Menteri Kelautan dan Perikanan (DKP) Freddy Numberi mengungkapkan, pencurian
ikan oleh kapal asing telah merugikan Indonesia Rp 30 triliun per tahun.
Hal ini tidak akan terjadi jika kemampuan tangkap nelayan -baik dari segi
alat maupun kapal- melebihi atau minimal sama dengan kapal-kapal asing
tersebut.
Pembenahan kedua adalah pemosisian dan status hukum hasil perikanan
Indonesia di mata dunia internasional. Hal ini perlu dibenahi karena banyak
produk perikanan nasional yang "dipersulit" bahkan ditolak pasar
internasional. Salah contohnya, tuna biru.
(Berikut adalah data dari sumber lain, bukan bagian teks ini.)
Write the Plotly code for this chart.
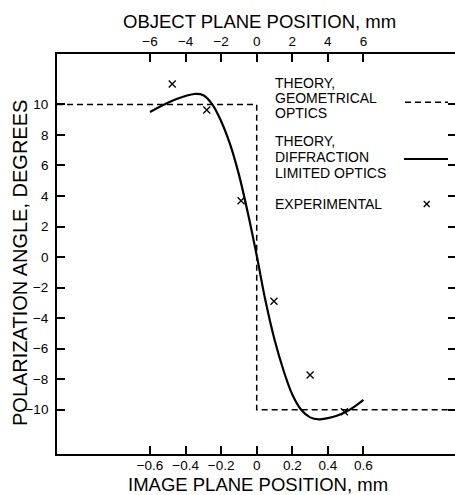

Banyak nelayan yang tidak bisa
menikmati harga tuna biru 25-50 dolar AS/kg karena Indonesia belum tergabung
dalam Committee for the Conservation of the Southern Bluefin Tuna (CCSBT).
Akibatnya, Indonesia -dalam hal ini nelayan- hanya bisa menjual tuna dengan
harga murah kepada negara-negara pemilik label atau anggota CCSBT. Merekalah
yang menikmati harga tinggi tuna biru. Bahkan tahun lalu, kuota tangkap
nelayan Indonesia dibatasi. Kondisi serupa juga terjadi pada udang windu.
Tentu saja, jika Indonesia bisa menjadi anggota CCSBT, nelayan akan lebih
makmur karena bisa menikmati harga tinggi komoditas-komoditas tersebut.
Ketiga, memperbaiki nasib nelayan. Hal ini sangat diperlukan karena
merekalah ujung tombak dunia perikanan Indonesia. Sebagai nelayan, setiap
saat mereka mempertaruhkan hidup dan keselamatan untuk bisa memanfaatkan
kekayaan sumber daya laut. Namun nasib mereka justru yang paling sulit.
Tidak ada sistem dan jaminan yang benar-benar bisa membuat mereka hidup
lebih layak.
Setiap musin paceklik tangkap, banyak nelayan yang kesulitan untuk memenuhi
kebutuhan hidup. Mereka harus utang kepada pedagang atau menjual sebagian
harta bendanya untuk bertahan. Kesulitan akan bertambah tatkala mereka
akan kembali melaut kembali. Bekal, bahan bakar, umpan, atau alat lainnya
yang harus dimiliki, membuat nelayan kembali terjerat utang-dalam hal ini
sistem ijon- dengan para pemilik modal. Karena itu, meski menangkap banyak
ikan, mereka tetap kekurangan karena harus melunasi utang-utangnya.
Di luar masalah itu, ketika sampai di TPI, hasil tangkapan nelayan juga
menyusut drastis. Alang-lang, pajak tangkap, sewa basket/keranjang, dan
potongan-potongan lain sudah menanti. Justru mereka yang berada di darat,
lebih diuntungkan oleh nelayan. Namun sekali lagi, nelayan tetap harus
berjuang sendiri tatkala kesulitan.
Jika ini terus berlanjut, tidak menutup kemungkinan jumlah nelayan akan
terus berkurang. Akhir dari semua itu, potensi laut,dalam hal ini ikan,
tetap tidak bisa membuat Indonesia makmur.